## Task statement
What are the lines from the one with "Generate a Python" through the one with "meg3_err = [0.04, 0.07, 0.06, 0.08, 0.03, 0.02]", inclusive? Output them exactly, and leave out the pictures.

─── Material

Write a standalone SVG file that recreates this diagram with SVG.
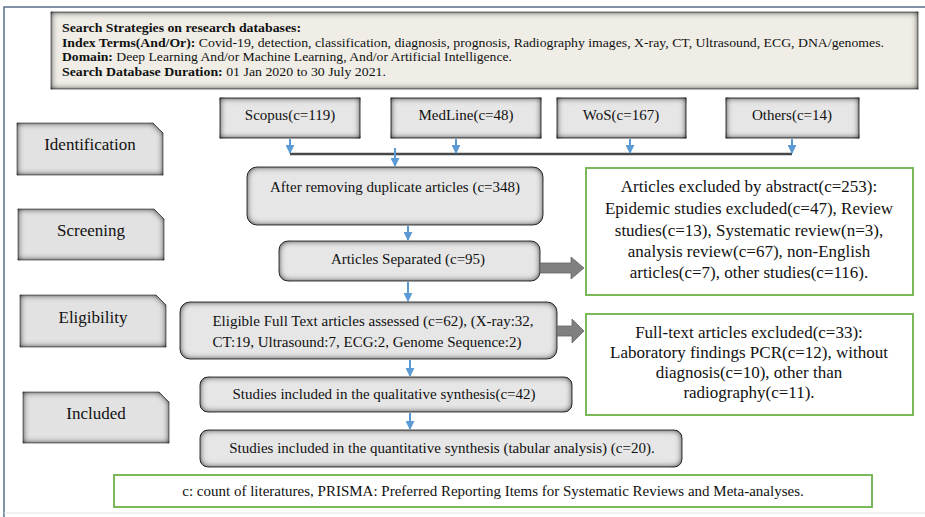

──────
─── Material

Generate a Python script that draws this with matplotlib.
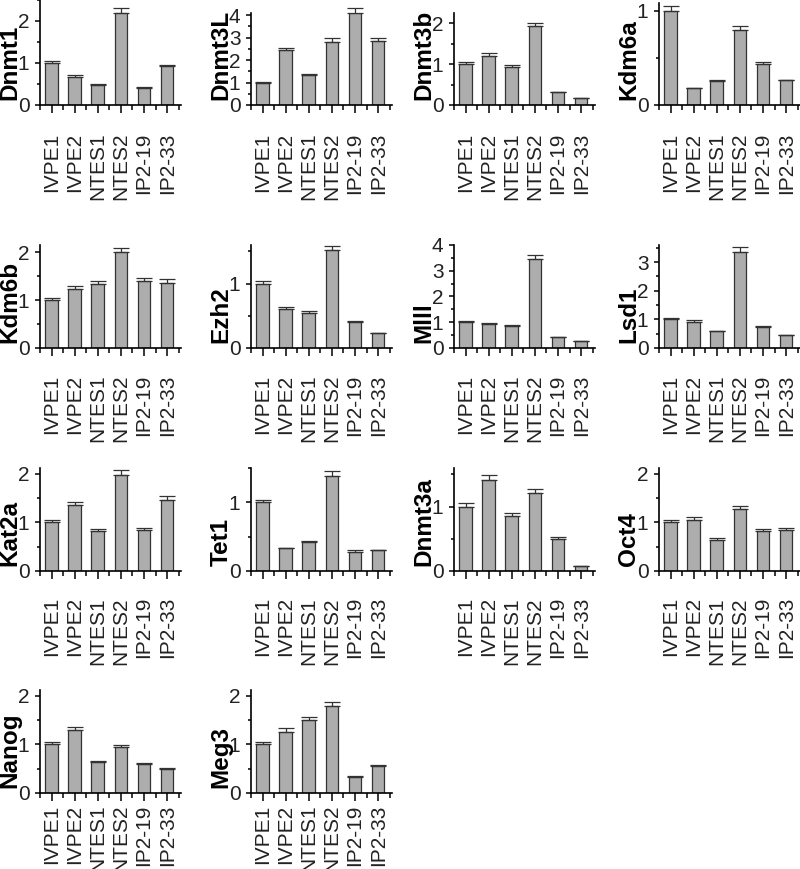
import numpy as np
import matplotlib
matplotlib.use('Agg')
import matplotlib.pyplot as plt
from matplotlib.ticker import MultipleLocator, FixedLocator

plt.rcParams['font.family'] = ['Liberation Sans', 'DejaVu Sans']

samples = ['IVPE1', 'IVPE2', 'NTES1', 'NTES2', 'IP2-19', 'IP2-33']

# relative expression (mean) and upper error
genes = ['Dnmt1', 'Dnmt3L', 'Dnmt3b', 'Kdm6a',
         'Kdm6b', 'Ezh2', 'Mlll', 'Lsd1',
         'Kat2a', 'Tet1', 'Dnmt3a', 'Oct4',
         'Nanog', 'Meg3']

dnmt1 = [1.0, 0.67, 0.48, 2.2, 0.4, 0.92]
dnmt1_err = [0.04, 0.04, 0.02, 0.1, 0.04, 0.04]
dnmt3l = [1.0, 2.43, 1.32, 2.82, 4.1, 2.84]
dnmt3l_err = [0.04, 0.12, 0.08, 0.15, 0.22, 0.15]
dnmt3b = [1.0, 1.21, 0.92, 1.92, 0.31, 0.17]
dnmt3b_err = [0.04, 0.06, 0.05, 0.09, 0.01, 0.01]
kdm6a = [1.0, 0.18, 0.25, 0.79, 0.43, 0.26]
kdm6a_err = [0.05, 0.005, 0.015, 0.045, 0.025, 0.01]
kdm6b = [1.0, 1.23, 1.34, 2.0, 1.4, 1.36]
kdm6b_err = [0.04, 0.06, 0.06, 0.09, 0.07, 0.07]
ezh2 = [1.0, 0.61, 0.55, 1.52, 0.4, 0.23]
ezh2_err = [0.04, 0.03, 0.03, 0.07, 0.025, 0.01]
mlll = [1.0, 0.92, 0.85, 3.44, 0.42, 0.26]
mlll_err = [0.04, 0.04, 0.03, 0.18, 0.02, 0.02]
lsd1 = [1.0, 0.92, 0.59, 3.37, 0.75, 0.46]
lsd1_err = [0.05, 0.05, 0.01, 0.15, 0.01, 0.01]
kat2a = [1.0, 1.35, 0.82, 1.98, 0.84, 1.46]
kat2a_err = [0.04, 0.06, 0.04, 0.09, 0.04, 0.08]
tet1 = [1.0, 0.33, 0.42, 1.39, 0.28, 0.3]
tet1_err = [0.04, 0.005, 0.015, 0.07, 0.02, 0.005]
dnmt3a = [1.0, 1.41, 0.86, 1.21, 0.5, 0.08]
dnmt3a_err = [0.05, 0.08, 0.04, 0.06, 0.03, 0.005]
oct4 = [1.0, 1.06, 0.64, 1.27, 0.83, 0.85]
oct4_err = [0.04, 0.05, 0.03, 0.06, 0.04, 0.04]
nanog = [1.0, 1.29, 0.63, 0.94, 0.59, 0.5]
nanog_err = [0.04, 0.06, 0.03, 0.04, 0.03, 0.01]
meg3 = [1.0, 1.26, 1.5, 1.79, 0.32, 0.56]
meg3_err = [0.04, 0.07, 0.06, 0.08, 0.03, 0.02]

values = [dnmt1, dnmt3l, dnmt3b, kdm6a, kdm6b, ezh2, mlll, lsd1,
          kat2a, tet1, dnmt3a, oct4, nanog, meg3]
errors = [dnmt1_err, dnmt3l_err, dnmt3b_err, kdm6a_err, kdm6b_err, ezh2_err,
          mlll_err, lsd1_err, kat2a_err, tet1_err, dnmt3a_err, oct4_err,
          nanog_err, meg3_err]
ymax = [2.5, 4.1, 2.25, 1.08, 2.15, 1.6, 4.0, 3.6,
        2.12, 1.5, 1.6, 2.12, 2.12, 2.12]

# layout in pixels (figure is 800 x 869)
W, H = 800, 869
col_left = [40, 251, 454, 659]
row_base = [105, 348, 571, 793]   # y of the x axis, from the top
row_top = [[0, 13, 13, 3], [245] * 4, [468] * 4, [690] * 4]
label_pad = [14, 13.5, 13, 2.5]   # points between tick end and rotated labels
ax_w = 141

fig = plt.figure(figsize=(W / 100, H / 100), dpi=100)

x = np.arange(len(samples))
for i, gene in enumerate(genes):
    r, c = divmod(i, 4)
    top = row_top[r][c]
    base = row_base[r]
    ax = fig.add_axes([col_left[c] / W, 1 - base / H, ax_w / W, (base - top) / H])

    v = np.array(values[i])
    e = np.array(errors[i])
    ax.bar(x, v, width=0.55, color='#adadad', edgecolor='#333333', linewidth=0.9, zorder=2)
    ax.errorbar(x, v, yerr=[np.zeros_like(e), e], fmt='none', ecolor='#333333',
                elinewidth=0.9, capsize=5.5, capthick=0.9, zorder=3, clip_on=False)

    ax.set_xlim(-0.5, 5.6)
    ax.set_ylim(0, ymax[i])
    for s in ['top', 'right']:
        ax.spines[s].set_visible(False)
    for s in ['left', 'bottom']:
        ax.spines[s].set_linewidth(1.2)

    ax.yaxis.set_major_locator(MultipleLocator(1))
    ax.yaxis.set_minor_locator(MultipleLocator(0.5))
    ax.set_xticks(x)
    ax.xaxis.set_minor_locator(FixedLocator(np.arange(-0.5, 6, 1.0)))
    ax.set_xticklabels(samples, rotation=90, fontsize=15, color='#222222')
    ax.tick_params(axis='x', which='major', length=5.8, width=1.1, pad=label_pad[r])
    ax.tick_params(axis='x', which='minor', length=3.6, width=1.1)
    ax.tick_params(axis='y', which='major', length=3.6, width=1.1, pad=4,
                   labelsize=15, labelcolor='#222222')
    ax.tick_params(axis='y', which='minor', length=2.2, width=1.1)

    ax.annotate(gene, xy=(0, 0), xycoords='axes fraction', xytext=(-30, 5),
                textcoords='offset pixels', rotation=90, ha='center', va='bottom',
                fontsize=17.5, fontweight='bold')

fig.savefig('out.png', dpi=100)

──────
─── Material

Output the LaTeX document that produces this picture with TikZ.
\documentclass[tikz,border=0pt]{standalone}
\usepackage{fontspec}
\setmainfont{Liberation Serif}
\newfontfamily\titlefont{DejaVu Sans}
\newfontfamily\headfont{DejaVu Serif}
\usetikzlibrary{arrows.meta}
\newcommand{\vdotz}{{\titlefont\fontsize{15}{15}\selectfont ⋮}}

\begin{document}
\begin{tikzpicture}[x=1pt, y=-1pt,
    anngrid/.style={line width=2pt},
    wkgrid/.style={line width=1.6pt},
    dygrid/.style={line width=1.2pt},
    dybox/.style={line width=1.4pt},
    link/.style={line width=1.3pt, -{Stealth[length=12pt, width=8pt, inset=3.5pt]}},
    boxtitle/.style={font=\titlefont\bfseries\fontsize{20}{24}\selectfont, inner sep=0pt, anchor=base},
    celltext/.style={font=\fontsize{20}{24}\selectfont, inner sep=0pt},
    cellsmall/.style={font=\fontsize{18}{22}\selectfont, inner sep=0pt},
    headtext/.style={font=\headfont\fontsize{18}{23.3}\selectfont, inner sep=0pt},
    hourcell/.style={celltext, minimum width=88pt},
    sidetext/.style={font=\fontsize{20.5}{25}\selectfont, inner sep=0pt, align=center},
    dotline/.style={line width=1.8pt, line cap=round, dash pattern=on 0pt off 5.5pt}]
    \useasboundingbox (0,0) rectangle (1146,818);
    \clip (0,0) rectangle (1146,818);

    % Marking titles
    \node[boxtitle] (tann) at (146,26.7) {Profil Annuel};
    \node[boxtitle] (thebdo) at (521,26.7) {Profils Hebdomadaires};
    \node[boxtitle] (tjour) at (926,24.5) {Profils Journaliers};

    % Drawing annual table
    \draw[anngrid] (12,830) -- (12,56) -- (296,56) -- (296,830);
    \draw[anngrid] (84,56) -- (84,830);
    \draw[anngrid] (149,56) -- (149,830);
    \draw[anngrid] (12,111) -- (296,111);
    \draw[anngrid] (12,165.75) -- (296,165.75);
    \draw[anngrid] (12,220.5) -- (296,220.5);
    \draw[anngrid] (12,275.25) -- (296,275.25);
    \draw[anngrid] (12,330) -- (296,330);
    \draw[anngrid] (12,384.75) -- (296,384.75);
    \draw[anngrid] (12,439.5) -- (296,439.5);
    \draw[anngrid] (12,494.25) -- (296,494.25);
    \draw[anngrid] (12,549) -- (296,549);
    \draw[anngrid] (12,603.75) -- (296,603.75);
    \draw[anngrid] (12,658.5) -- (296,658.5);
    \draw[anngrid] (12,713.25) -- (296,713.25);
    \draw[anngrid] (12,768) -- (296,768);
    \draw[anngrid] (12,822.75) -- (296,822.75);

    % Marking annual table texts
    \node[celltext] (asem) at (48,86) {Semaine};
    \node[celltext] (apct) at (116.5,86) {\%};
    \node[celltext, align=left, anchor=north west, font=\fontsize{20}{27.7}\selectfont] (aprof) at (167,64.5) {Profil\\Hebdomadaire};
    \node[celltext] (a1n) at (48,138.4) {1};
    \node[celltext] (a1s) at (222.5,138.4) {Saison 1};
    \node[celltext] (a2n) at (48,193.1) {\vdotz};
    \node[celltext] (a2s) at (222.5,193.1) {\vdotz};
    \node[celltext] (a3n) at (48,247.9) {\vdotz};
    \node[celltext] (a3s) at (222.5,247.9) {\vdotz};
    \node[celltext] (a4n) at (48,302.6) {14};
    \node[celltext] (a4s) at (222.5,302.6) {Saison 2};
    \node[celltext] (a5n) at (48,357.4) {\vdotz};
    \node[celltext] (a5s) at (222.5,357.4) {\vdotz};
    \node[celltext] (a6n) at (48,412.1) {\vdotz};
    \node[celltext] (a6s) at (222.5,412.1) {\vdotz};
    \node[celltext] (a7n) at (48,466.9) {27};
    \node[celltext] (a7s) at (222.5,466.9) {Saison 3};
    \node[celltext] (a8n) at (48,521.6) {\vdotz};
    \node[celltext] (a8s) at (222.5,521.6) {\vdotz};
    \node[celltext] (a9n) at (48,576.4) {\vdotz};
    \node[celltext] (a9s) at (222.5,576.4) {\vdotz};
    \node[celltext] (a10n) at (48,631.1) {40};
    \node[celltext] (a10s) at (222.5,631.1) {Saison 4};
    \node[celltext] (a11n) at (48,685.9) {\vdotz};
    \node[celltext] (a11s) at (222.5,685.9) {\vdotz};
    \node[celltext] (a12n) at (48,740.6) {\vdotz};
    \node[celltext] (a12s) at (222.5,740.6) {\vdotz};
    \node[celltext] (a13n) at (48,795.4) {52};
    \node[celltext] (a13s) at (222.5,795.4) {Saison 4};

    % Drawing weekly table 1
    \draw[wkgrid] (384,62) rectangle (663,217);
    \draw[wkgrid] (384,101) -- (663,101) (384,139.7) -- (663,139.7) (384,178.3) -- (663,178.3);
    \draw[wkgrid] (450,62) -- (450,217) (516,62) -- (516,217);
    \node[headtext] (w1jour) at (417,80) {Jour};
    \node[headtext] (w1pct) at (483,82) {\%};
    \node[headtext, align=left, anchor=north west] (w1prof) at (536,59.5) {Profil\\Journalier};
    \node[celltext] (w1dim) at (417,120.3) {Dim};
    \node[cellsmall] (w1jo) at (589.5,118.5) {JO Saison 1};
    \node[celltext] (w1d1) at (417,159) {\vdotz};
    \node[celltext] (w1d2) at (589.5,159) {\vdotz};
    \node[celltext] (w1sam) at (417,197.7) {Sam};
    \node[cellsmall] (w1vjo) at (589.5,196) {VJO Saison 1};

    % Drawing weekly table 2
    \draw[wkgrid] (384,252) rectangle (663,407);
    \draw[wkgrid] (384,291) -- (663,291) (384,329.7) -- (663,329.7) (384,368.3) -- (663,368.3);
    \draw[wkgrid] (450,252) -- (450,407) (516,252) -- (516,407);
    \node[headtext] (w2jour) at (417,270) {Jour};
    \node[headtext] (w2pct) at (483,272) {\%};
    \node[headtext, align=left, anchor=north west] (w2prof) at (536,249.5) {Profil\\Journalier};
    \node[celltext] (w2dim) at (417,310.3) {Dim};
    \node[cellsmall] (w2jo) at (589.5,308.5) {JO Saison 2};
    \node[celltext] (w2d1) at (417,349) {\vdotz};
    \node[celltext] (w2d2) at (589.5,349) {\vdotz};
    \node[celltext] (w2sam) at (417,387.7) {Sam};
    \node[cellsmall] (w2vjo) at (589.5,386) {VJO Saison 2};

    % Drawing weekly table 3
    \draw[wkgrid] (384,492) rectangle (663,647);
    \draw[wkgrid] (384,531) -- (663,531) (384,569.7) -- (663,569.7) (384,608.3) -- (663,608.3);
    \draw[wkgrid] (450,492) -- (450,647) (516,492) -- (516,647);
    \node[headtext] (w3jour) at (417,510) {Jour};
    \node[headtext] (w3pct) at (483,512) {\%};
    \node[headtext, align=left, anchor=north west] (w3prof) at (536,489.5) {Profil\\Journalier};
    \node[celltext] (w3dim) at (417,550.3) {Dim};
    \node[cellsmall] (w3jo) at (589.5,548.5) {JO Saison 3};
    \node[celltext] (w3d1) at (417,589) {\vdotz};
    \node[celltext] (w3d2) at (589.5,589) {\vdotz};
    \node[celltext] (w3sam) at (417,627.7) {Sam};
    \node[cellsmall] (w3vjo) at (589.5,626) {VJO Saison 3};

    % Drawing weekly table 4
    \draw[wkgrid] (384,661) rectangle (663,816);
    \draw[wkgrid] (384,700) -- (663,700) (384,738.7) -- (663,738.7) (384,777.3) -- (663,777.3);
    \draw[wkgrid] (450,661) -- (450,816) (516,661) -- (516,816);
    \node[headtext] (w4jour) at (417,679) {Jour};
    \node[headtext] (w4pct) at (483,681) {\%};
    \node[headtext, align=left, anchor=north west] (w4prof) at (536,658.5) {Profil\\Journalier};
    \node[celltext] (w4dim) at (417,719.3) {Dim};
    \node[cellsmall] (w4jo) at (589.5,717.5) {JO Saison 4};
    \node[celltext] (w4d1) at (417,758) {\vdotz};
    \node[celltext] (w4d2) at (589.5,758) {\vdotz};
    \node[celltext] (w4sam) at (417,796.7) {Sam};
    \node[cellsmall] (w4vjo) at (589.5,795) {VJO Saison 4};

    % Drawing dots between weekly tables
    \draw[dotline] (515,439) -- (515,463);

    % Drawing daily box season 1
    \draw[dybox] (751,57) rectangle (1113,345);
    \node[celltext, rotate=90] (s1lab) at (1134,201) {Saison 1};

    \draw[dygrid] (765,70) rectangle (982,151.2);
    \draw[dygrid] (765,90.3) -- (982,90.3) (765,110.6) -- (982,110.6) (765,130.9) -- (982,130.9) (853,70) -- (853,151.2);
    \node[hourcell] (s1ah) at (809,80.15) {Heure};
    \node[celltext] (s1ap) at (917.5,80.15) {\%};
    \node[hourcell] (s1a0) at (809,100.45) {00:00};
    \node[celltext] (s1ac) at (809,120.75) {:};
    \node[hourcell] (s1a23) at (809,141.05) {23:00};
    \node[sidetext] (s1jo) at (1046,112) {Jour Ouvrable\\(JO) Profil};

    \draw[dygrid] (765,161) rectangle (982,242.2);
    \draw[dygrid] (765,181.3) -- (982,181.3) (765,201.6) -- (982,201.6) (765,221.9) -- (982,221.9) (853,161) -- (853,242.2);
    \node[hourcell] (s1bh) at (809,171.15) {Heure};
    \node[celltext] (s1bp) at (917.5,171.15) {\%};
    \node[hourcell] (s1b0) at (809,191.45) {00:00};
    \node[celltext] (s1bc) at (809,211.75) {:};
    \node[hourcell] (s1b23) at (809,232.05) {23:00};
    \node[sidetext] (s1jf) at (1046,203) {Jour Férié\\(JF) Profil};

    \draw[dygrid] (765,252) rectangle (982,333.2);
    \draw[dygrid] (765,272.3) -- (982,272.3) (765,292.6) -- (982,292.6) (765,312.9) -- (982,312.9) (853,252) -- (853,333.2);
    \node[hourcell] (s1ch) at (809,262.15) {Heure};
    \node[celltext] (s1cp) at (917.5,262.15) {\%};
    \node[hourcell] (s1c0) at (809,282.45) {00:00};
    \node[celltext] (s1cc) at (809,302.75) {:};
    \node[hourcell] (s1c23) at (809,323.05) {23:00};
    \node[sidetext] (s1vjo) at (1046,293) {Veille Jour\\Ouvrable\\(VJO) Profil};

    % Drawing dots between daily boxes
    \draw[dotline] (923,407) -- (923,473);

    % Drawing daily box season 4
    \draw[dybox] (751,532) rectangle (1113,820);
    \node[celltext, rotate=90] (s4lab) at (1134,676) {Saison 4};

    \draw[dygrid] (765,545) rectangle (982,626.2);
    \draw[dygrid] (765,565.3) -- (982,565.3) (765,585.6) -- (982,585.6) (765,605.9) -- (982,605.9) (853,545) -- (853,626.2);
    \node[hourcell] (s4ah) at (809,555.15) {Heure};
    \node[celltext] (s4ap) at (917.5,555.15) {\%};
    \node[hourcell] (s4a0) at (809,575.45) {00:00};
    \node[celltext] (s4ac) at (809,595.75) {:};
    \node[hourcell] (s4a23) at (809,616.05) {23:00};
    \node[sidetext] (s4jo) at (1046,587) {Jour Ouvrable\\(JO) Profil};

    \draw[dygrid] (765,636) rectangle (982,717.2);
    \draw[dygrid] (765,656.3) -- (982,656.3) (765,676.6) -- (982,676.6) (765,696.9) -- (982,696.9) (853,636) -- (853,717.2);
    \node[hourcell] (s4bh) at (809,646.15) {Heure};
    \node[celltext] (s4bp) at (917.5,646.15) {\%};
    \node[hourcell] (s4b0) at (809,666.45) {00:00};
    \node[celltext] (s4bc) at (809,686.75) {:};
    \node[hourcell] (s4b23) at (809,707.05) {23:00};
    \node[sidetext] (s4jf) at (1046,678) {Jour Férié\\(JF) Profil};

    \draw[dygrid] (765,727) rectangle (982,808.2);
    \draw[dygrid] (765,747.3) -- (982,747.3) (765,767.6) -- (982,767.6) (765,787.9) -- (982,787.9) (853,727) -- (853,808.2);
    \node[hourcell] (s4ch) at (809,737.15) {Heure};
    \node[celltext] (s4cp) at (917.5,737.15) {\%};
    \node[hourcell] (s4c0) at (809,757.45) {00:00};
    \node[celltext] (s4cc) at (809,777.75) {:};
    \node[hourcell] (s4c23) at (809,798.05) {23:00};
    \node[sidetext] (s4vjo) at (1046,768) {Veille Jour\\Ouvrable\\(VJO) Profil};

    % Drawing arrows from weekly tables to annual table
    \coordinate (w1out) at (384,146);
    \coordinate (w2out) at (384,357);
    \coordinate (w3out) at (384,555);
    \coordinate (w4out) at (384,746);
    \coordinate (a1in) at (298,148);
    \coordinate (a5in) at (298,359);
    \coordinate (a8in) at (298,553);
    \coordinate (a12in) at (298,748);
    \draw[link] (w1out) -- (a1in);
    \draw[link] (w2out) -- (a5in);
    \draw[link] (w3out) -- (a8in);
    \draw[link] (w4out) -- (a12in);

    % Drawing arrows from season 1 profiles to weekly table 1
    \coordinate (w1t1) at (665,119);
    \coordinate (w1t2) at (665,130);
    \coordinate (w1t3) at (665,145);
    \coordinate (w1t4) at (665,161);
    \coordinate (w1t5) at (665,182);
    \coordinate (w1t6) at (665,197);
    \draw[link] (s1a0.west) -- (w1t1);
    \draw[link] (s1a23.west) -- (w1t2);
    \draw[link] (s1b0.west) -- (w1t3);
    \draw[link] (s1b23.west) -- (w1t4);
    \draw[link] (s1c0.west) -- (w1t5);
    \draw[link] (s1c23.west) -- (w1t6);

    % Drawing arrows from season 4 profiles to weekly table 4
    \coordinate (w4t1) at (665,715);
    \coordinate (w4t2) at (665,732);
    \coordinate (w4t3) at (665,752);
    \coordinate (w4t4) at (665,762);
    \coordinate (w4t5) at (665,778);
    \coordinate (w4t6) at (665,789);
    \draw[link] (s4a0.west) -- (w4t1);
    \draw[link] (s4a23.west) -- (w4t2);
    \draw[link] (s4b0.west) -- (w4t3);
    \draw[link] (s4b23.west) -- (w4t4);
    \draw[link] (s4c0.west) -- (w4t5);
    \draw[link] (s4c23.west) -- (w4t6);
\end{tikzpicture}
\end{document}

──────

## Solution
Generate a Python script that draws this with matplotlib.
import numpy as np
import matplotlib
matplotlib.use('Agg')
import matplotlib.pyplot as plt
from matplotlib.ticker import MultipleLocator, FixedLocator

plt.rcParams['font.family'] = ['Liberation Sans', 'DejaVu Sans']

samples = ['IVPE1', 'IVPE2', 'NTES1', 'NTES2', 'IP2-19', 'IP2-33']

# relative expression (mean) and upper error
genes = ['Dnmt1', 'Dnmt3L', 'Dnmt3b', 'Kdm6a',
         'Kdm6b', 'Ezh2', 'Mlll', 'Lsd1',
         'Kat2a', 'Tet1', 'Dnmt3a', 'Oct4',
         'Nanog', 'Meg3']

dnmt1 = [1.0, 0.67, 0.48, 2.2, 0.4, 0.92]
dnmt1_err = [0.04, 0.04, 0.02, 0.1, 0.04, 0.04]
dnmt3l = [1.0, 2.43, 1.32, 2.82, 4.1, 2.84]
dnmt3l_err = [0.04, 0.12, 0.08, 0.15, 0.22, 0.15]
dnmt3b = [1.0, 1.21, 0.92, 1.92, 0.31, 0.17]
dnmt3b_err = [0.04, 0.06, 0.05, 0.09, 0.01, 0.01]
kdm6a = [1.0, 0.18, 0.25, 0.79, 0.43, 0.26]
kdm6a_err = [0.05, 0.005, 0.015, 0.045, 0.025, 0.01]
kdm6b = [1.0, 1.23, 1.34, 2.0, 1.4, 1.36]
kdm6b_err = [0.04, 0.06, 0.06, 0.09, 0.07, 0.07]
ezh2 = [1.0, 0.61, 0.55, 1.52, 0.4, 0.23]
ezh2_err = [0.04, 0.03, 0.03, 0.07, 0.025, 0.01]
mlll = [1.0, 0.92, 0.85, 3.44, 0.42, 0.26]
mlll_err = [0.04, 0.04, 0.03, 0.18, 0.02, 0.02]
lsd1 = [1.0, 0.92, 0.59, 3.37, 0.75, 0.46]
lsd1_err = [0.05, 0.05, 0.01, 0.15, 0.01, 0.01]
kat2a = [1.0, 1.35, 0.82, 1.98, 0.84, 1.46]
kat2a_err = [0.04, 0.06, 0.04, 0.09, 0.04, 0.08]
tet1 = [1.0, 0.33, 0.42, 1.39, 0.28, 0.3]
tet1_err = [0.04, 0.005, 0.015, 0.07, 0.02, 0.005]
dnmt3a = [1.0, 1.41, 0.86, 1.21, 0.5, 0.08]
dnmt3a_err = [0.05, 0.08, 0.04, 0.06, 0.03, 0.005]
oct4 = [1.0, 1.06, 0.64, 1.27, 0.83, 0.85]
oct4_err = [0.04, 0.05, 0.03, 0.06, 0.04, 0.04]
nanog = [1.0, 1.29, 0.63, 0.94, 0.59, 0.5]
nanog_err = [0.04, 0.06, 0.03, 0.04, 0.03, 0.01]
meg3 = [1.0, 1.26, 1.5, 1.79, 0.32, 0.56]
meg3_err = [0.04, 0.07, 0.06, 0.08, 0.03, 0.02]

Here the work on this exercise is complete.